Talk with Tamás Szabó Kimmel

MIHÁLY DÉS’s novel appeared a couple of years ago with the title BAROQUE FROM PEST. People started guessing immediately who is who in the novel because it is a basic novel about the intellectuals of the eighties in Pest with real places and stories and changed names. No wonder, says TAMÁS SZABÓ KIMMEL, one of the main characters of the play Baroque from Pest, that ANDRÁS KERN fell in love with it after reading it and called Mihály Dés, who he had not known before, invited him for a coffee and said to him: ‘Let’s make a play from it. I will play the Grandmother.’    

– I like the performance Baroque from Pest – continues Tamás Szabó Kimmel –, because it takes place in an era which I find very exciting. I remember nothing from that year, 1984 when I was born – he laughs. – But it is wonderful to relive András Kern’s experience with him. It was his idea to set it on stage and basically it is about his youth, he had a strong bond with this world and what it is about. It was a great pleasure to listen to what was around me when I was this size (he shows), ok, a bit bigger...But seriously, I like it because it has many common points with my present ego so it was not difficult to fit in it. I have a bond with it.

– So what is this character like?

– Not a lovable character. But exciting and complicated. Many people told me at the beginning of the rehearsals that I should say the opening monologue more personably. But I don’t want to be loved at the beginning. And I am not sure that I have to be loved. It will turn out during the story. I don’t have to be funny. He makes jokes, has girlfriends, he is the king of the night while he is living happily with his grandmother with whom they love each other very much. He is a real swindler from Pest. He writes, writes screenplays, he is planning to defect with his friend– but not really. That is why he is not really a lovable character –he keeps whining from the beginning of the play, he keeps whining all the time… He has everything yet nothing is good enough for him. And by the end everything falls apart around him. But in the meantime a lot of exciting things happen to him. For example people try to rope him in to join the party, he loses his girlfriend, his grandmother dies... It is possible to start liking him. I felt he was someone who did not go from A to B but he is flowing in A...And then I felt where the points are when he could be more lovable. I realised that I have a lot in common with this character.

– How much do we need to know the near past, the history of the eighties to understand the story?

– As it orientates very much towards Pest I was a bit scared at the beginning how much people from for example Debrecen will know what the Fészek or FMK is… Or how will the young people of today be able to identify themselves with this. And then Elemér Ragályi and his son, Marci, who is also an outstanding cinematographer, came to see one of the performances and they both liked it. Elemér said with tears in his eyes: ‘Well, well, our youth was so good…’  Then he became nostalgic. Marci said he had no idea of these places, he didn’t really know them but the span of the boy, the way he bewails and how things fall apart around him is something he could understand very well and could identify himself with and thus many things became interesting. I heard from many people that the elder generation can meet with their own youth and it is interesting for the youth to look back to their parents’ world. And everyone can identify with the personal relationships shown in the play.

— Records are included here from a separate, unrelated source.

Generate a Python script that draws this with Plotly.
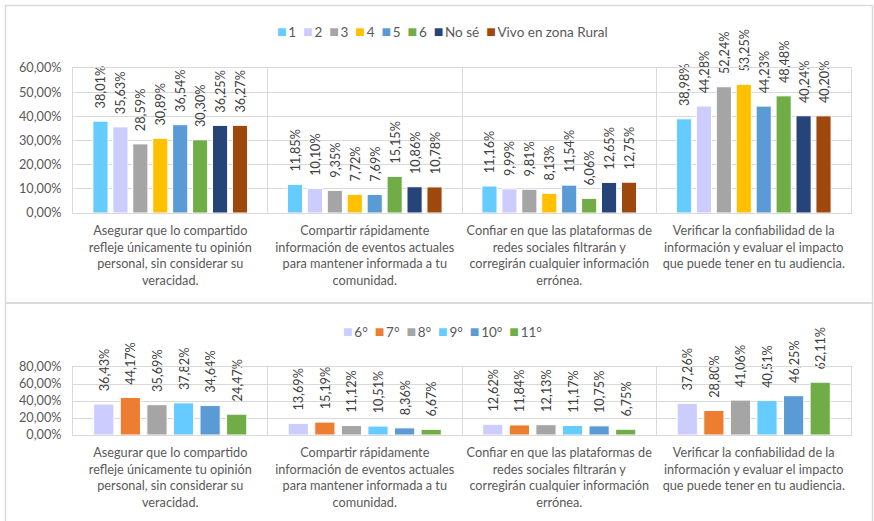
import plotly.graph_objects as go

# ---- data -------------------------------------------------------------
categories = [
    "Asegurar que lo compartido<br>refleje únicamente tu opinión<br>personal, sin considerar su<br>veracidad.",
    "Compartir rápidamente<br>información de eventos actuales<br>para mantener informada a tu<br>comunidad.",
    "Confiar en que las plataformas de<br>redes sociales filtrarán y<br>corregirán cualquier información<br>errónea.",
    "Verificar la confiabilidad de la<br>información y evaluar el impacto<br>que puede tener en tu audiencia.",
]

top_names = ["1", "2", "3", "4", "5", "6", "No sé", "Vivo en zona Rural"]
top_values = [
    [38.01, 11.85, 11.16, 38.98],
    [35.63, 10.10, 9.99, 44.28],
    [28.59, 9.35, 9.81, 52.24],
    [30.89, 7.72, 8.13, 53.25],
    [36.54, 7.69, 11.54, 44.23],
    [30.30, 15.15, 6.06, 48.48],
    [36.25, 10.86, 12.65, 40.24],
    [36.27, 10.78, 12.75, 40.20],
]
top_colors = ["#66CCFF", "#CCCCFF", "#A5A5A5", "#FFC000",
              "#5B9BD5", "#70AD47", "#264478", "#9E480E"]

bottom_names = ["6°", "7°", "8°", "9°", "10°", "11°"]
bottom_values = [
    [36.43, 13.69, 12.62, 37.26],
    [44.17, 15.19, 11.84, 28.80],
    [35.69, 11.12, 12.13, 41.06],
    [37.82, 10.51, 11.17, 40.51],
    [34.64, 8.36, 10.75, 46.25],
    [24.47, 6.67, 6.75, 62.11],
]
bottom_colors = ["#CCCCFF", "#ED7D31", "#A5A5A5", "#66CCFF", "#5B9BD5", "#70AD47"]

# ---- styling ----------------------------------------------------------
W, H = 874, 521
FONT = "Lato"
GRID = "#D9D9D9"
TXT = "#595959"
LBL = "#404040"
FS = 12.7


def px_x(x):
    return x / W


def px_y(y):
    return 1 - y / H


def pct_label(v):
    # value label, padded so it sits a little above the bar
    return "\u00a0\u00a0\u00a0" + f"{v:.2f}%".replace(".", ",")


fig = go.Figure()

for name, vals, col in zip(top_names, top_values, top_colors):
    fig.add_trace(go.Bar(
        x=categories, y=[v / 100 for v in vals], name=name,
        marker=dict(color=col, line=dict(color="white", width=1)),
        text=[pct_label(v) for v in vals], textposition="outside",
        textangle=-90, constraintext="none", cliponaxis=False,
        textfont=dict(family=FONT, size=FS, color=LBL),
        xaxis="x", yaxis="y", showlegend=False,
    ))

for name, vals, col in zip(bottom_names, bottom_values, bottom_colors):
    fig.add_trace(go.Bar(
        x=categories, y=[v / 100 for v in vals], name=name,
        marker=dict(color=col, line=dict(color="white", width=1)),
        text=[pct_label(v) for v in vals], textposition="outside",
        textangle=-90, constraintext="none", cliponaxis=False,
        textfont=dict(family=FONT, size=FS, color=LBL),
        xaxis="x2", yaxis="y2", showlegend=False,
    ))

xaxis_common = dict(
    type="category", showgrid=True, gridcolor=GRID, gridwidth=1,
    tickson="boundaries", ticks="", showline=True, mirror=True,
    linecolor=GRID, linewidth=1, ticklabelstandoff=6, automargin=False,
    tickangle=0,
    tickfont=dict(family=FONT, size=FS, color=TXT), fixedrange=True,
)
yaxis_common = dict(
    showgrid=True, gridcolor=GRID, gridwidth=1, zeroline=False,
    showline=True, mirror=True, linecolor=GRID, linewidth=1,
    tickformat=".2%", ticks="", ticklabelstandoff=8, automargin=False,
    tickfont=dict(family=FONT, size=FS, color=TXT), fixedrange=True,
)

fig.update_layout(
    width=W, height=H,
    margin=dict(l=0, r=0, t=0, b=0, autoexpand=False),
    paper_bgcolor="white", plot_bgcolor="white",
    separators=",.",
    barmode="group", bargap=0.18, bargroupgap=0.24,
    font=dict(family=FONT, size=FS, color=TXT),
    xaxis=dict(domain=[px_x(73), px_x(851)], anchor="y", **xaxis_common),
    yaxis=dict(domain=[px_y(213), px_y(68)], anchor="x",
               range=[0, 0.6], dtick=0.1, **yaxis_common),
    xaxis2=dict(domain=[px_x(73), px_x(851)], anchor="y2", **xaxis_common),
    yaxis2=dict(domain=[px_y(435), px_y(367)], anchor="x2",
                range=[0, 0.8], dtick=0.2, **yaxis_common),
)


def legend_text(names, colors):
    parts = [f"<span style='color:{c};font-size:16px'>■</span>\u2009{n}"
             for n, c in zip(names, colors)]
    return "\u00a0\u00a0".join(parts)


fig.add_annotation(
    x=px_x(442), y=px_y(31), xref="paper", yref="paper",
    text=legend_text(top_names, top_colors), showarrow=False,
    font=dict(family=FONT, size=13.5, color=TXT), xanchor="center", yanchor="middle",
)
fig.add_annotation(
    x=px_x(442), y=px_y(330), xref="paper", yref="paper",
    text=legend_text(bottom_names, bottom_colors), showarrow=False,
    font=dict(family=FONT, size=13.5, color=TXT), xanchor="center", yanchor="middle",
)

# chart frames
fig.add_shape(type="rect", xref="paper", yref="paper",
              x0=px_x(5.5), x1=px_x(872.5), y0=px_y(303), y1=px_y(5.5),
              line=dict(color=GRID, width=1.5), layer="below")
fig.add_shape(type="rect", xref="paper", yref="paper",
              x0=px_x(5.5), x1=px_x(872.5), y0=px_y(530), y1=px_y(303),
              line=dict(color=GRID, width=1.5), layer="below")

fig.write_html("out.html")
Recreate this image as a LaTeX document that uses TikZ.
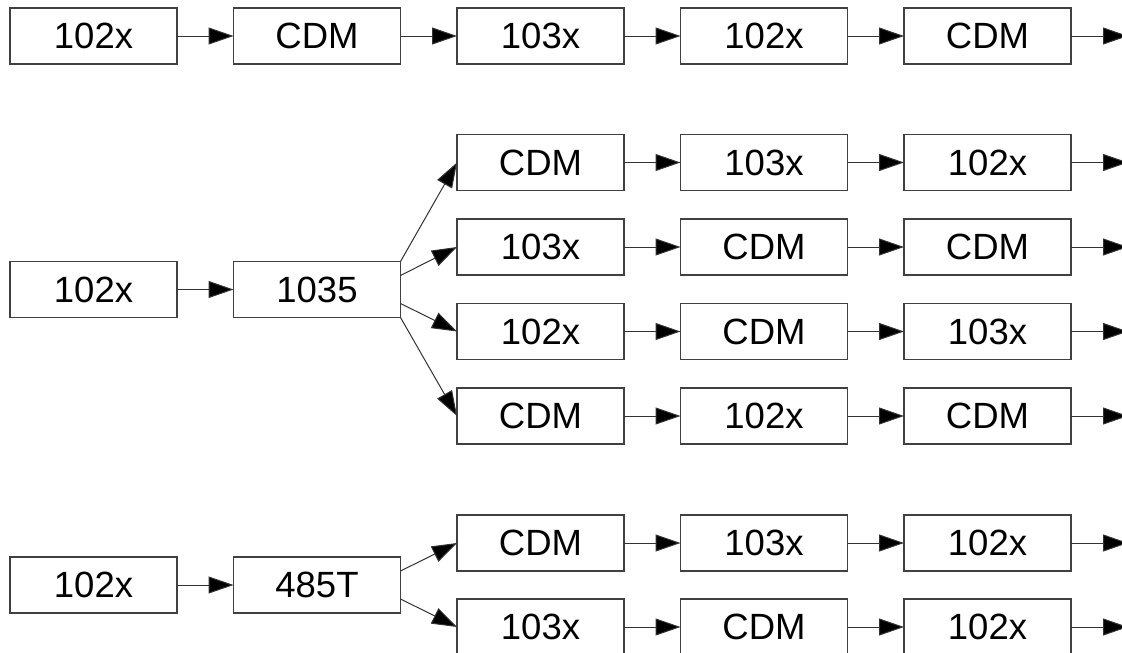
\documentclass[tikz,border=0pt]{standalone}
\usepackage{fontspec}
\setmainfont{Liberation Sans}
\usetikzlibrary{arrows.meta,calc}
\begin{document}
\begin{tikzpicture}[x=1pt,y=-1pt,
  box/.style={draw=black!75,line width=1.3pt,fill=white,minimum width=167pt,minimum height=56pt,inner sep=0pt,outer sep=0pt,font=\fontsize{36.5}{40}\selectfont},
  arr/.style={draw=black!80,line width=1pt,-{Triangle[length=25pt,width=17pt,fill=black]}}]
\useasboundingbox (0,0) rectangle (1122,653);
% top row
\node[box] (a1) at (93.5,36) {102x};
\node[box] (a2) at (317,36) {CDM};
\node[box] (a3) at (540.5,36) {103x};
\node[box] (a4) at (764,36) {102x};
\node[box] (a5) at (987.5,36) {CDM};
\coordinate (a6) at (1128,36);
\draw[arr] (a1) -- (a2);
\draw[arr] (a2) -- (a3);
\draw[arr] (a3) -- (a4);
\draw[arr] (a4) -- (a5);
\draw[arr] (a5) -- (a6);
% middle group
\node[box] (m1) at (93.5,289.5) {102x};
\node[box] (m2) at (317,289.5) {1035};
\draw[arr] (m1) -- (m2);
\node[box] (p1) at (540.5,162.5) {CDM};
\node[box] (p2) at (764,162.5) {103x};
\node[box] (p3) at (987.5,162.5) {102x};
\coordinate (p4) at (1128,162.5);
\node[box] (q1) at (540.5,247) {103x};
\node[box] (q2) at (764,247) {CDM};
\node[box] (q3) at (987.5,247) {CDM};
\coordinate (q4) at (1128,247);
\node[box] (r1) at (540.5,331.5) {102x};
\node[box] (r2) at (764,331.5) {CDM};
\node[box] (r3) at (987.5,331.5) {103x};
\coordinate (r4) at (1128,331.5);
\node[box] (s1) at (540.5,416) {CDM};
\node[box] (s2) at (764,416) {102x};
\node[box] (s3) at (987.5,416) {CDM};
\coordinate (s4) at (1128,416);
\draw[arr] (m2.north east) -- (p1.west);
\draw[arr] ($(m2.north east)!0.25!(m2.south east)$) -- (q1.west);
\draw[arr] ($(m2.north east)!0.75!(m2.south east)$) -- (r1.west);
\draw[arr] (m2.south east) -- (s1.west);
\foreach \r in {p,q,r,s}{
  \draw[arr] (\r1) -- (\r2);
  \draw[arr] (\r2) -- (\r3);
  \draw[arr] (\r3) -- (\r4);
}
% bottom group
\node[box] (b1) at (93.5,585) {102x};
\node[box] (b2) at (317,585) {485T};
\draw[arr] (b1) -- (b2);
\node[box] (u1) at (540.5,543) {CDM};
\node[box] (u2) at (764,543) {103x};
\node[box] (u3) at (987.5,543) {102x};
\coordinate (u4) at (1128,543);
\node[box] (v1) at (540.5,627) {103x};
\node[box] (v2) at (764,627) {CDM};
\node[box] (v3) at (987.5,627) {102x};
\coordinate (v4) at (1128,627);
\draw[arr] ($(b2.north east)!0.25!(b2.south east)$) -- (u1.west);
\draw[arr] ($(b2.north east)!0.75!(b2.south east)$) -- (v1.west);
\foreach \r in {u,v}{
  \draw[arr] (\r1) -- (\r2);
  \draw[arr] (\r2) -- (\r3);
  \draw[arr] (\r3) -- (\r4);
}
\end{tikzpicture}
\end{document}
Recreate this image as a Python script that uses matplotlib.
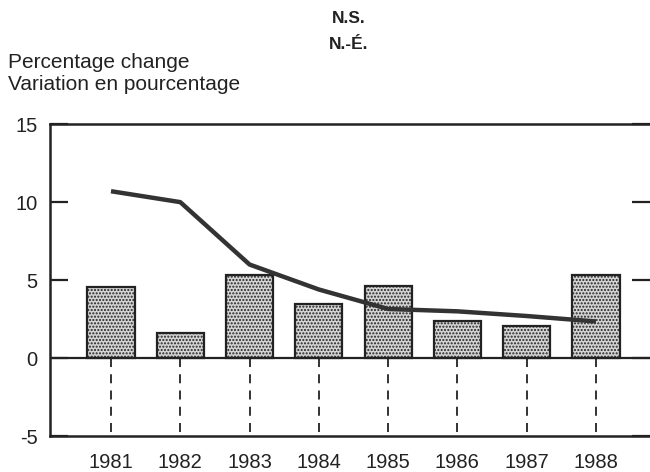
import matplotlib.pyplot as plt

plt.rcParams['font.family'] = ['Liberation Sans', 'DejaVu Sans']
plt.rcParams['hatch.color'] = '#666666'

years = ['1981', '1982', '1983', '1984', '1985', '1986', '1987', '1988']
bar_values = [4.55, 1.6, 5.35, 3.5, 4.6, 2.35, 2.05, 5.3]
line_values = [10.7, 10.0, 6.0, 4.4, 3.15, 3.0, 2.7, 2.35]
yticks = [15, 10, 5, 0, -5]

fig = plt.figure(figsize=(6.5, 4.72), dpi=100)
ax = fig.add_axes([0.077, 0.076, 0.923, 0.661])

x = list(range(len(years)))
ax.bar(x, bar_values, width=0.68, facecolor='#d4d4d4', edgecolor='#222222',
       linewidth=1.6, hatch='.....', zorder=2)
ax.plot(x, line_values, color='#333333', linewidth=3.2, solid_capstyle='butt', zorder=3)

# dashed drop lines below zero
for xi in x:
    ax.plot([xi, xi], [0, -5], color='#222222', linewidth=1.3,
            linestyle=(0, (5, 4)), zorder=1)

ax.axhline(0, color='#222222', linewidth=1.6, zorder=4)

ax.set_xlim(-0.88, 7.78)
ax.set_ylim(-5, 15)
ax.set_yticks(yticks)
ax.set_yticklabels([str(v) for v in yticks], fontsize=14.5, color='#222222')
ax.tick_params(axis='y', direction='in', length=13, width=1.6, pad=9,
               left=True, right=True, color='#222222')
ax.set_xticks(x)
ax.set_xticklabels(years, fontsize=14.5, color='#222222')
ax.tick_params(axis='x', length=0, pad=12)

for side in ['left', 'top', 'bottom']:
    ax.spines[side].set_linewidth(1.8)
    ax.spines[side].set_color('#222222')
ax.spines['right'].set_visible(False)

fig.text(0.012, 0.887, 'Percentage change\nVariation en pourcentage',
         fontsize=15, color='#222222', va='top', ha='left', linespacing=1.2)
fig.text(0.537, 0.96, 'N.S.', fontsize=12.5, fontweight='bold', color='#222222',
         ha='center', va='center')
fig.text(0.537, 0.905, 'N.-É.', fontsize=12.5, fontweight='bold', color='#222222',
         ha='center', va='center')

fig.savefig('out.png', dpi=100)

– Are there any more cult places like the Fészek or the FMK – the legendary Young Artists’ Club? Are there any stories to share?

–I hope so. That my child will grow into an open and inquisitive adult who is interested in what happened to their parents. There will be talks. Our lives also have their party places like here, near Dohány Street there is a famous party quarter. And then we will keep repeating ’you know, my son...’ So things are constant.

– The team is a mixed age group. There are people who lived at that time, not only the main character, András Kern but the costume designer Nóra Cselényi, too – and there are people who were born at that time like Tamás Szabó Kimmel or the director Pál Göttinger. Was it typical that people said anecdotes during the rehearsals?

–Yes, on one hand there were a lot of anecdotes but on the other hand the rehearsals were just like all the others. The director, Pali Göttinger – who belongs to my generation really dug into this era. Once he even played us a voice recording of her grandmother sending a message to her relatives in Canada… Long time ago it went like this, they brought the cassette to the relatives and there they could listen to granny messaging from Budapest about what is happening there and that you should be good… Kern also told me a lot about this era. It wasn’t boring. It is very good for an actor. Every single anecdote made us richer and more.